# [Stated exercise]
Look through the listing below for the line containing "Rebuild this chart". Copy it and each line after it up to and including the line containing "import numpy as np", exactly, leaving out pictures.

# [Task data]
· · · ·
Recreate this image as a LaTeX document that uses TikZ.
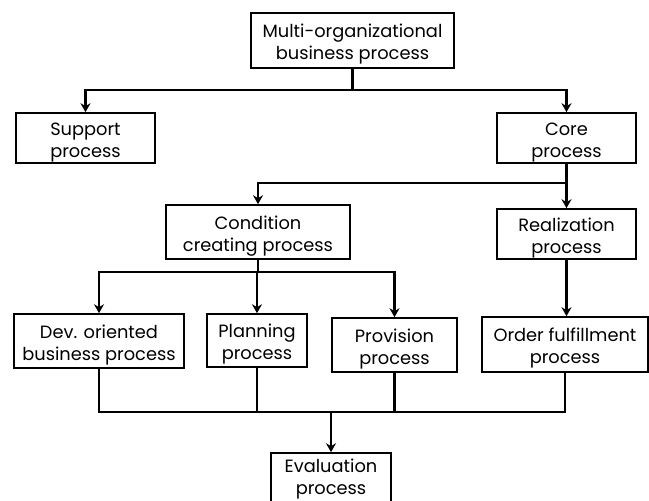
· · · ·
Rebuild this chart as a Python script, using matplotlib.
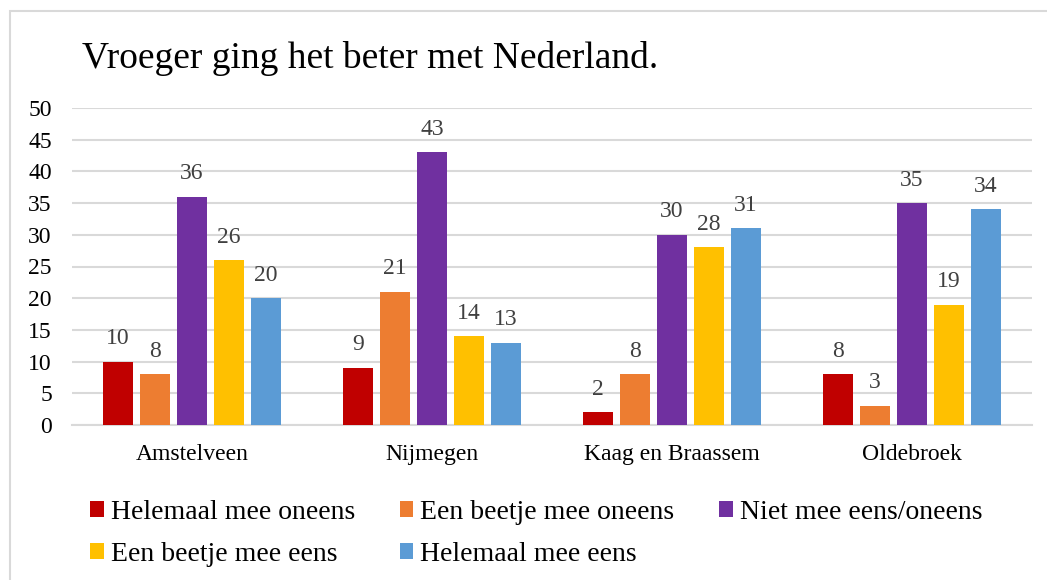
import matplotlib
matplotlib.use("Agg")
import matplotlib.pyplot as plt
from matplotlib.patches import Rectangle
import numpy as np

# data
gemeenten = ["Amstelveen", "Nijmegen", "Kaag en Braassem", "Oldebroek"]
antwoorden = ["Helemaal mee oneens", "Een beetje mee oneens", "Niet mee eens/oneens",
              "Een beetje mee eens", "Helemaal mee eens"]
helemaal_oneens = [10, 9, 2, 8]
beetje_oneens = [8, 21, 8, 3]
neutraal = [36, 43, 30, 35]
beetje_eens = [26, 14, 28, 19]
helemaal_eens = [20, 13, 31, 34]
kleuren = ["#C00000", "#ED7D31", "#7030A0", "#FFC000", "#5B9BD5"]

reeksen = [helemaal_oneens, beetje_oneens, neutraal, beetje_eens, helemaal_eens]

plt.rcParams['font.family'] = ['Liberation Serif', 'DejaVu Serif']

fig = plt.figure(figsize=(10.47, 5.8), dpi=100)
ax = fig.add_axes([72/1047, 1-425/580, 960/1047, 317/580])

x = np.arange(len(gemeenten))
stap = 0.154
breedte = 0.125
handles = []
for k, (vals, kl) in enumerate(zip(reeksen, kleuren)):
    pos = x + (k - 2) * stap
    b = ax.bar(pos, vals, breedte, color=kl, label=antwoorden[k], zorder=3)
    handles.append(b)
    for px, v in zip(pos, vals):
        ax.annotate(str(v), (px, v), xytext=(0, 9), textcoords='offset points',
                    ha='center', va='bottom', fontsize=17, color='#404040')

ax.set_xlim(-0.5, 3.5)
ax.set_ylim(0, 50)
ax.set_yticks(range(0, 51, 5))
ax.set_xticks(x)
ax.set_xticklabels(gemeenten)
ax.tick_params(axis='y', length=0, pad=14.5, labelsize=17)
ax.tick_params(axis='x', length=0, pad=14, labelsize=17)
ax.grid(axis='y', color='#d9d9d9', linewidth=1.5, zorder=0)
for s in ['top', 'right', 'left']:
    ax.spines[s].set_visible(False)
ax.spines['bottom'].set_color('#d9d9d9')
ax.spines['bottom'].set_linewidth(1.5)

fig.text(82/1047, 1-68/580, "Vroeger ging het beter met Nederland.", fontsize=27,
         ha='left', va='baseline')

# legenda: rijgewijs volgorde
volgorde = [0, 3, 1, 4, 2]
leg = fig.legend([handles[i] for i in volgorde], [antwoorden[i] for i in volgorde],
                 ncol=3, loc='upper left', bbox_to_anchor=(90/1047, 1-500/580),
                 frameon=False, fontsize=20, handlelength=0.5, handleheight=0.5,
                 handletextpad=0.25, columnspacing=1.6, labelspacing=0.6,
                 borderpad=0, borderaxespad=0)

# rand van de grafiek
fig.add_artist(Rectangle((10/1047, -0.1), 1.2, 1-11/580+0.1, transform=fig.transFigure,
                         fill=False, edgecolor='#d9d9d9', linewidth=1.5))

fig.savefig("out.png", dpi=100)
· · · ·
# [Expected answer]
Rebuild this chart as a Python script, using matplotlib.
import matplotlib
matplotlib.use("Agg")
import matplotlib.pyplot as plt
from matplotlib.patches import Rectangle
import numpy as np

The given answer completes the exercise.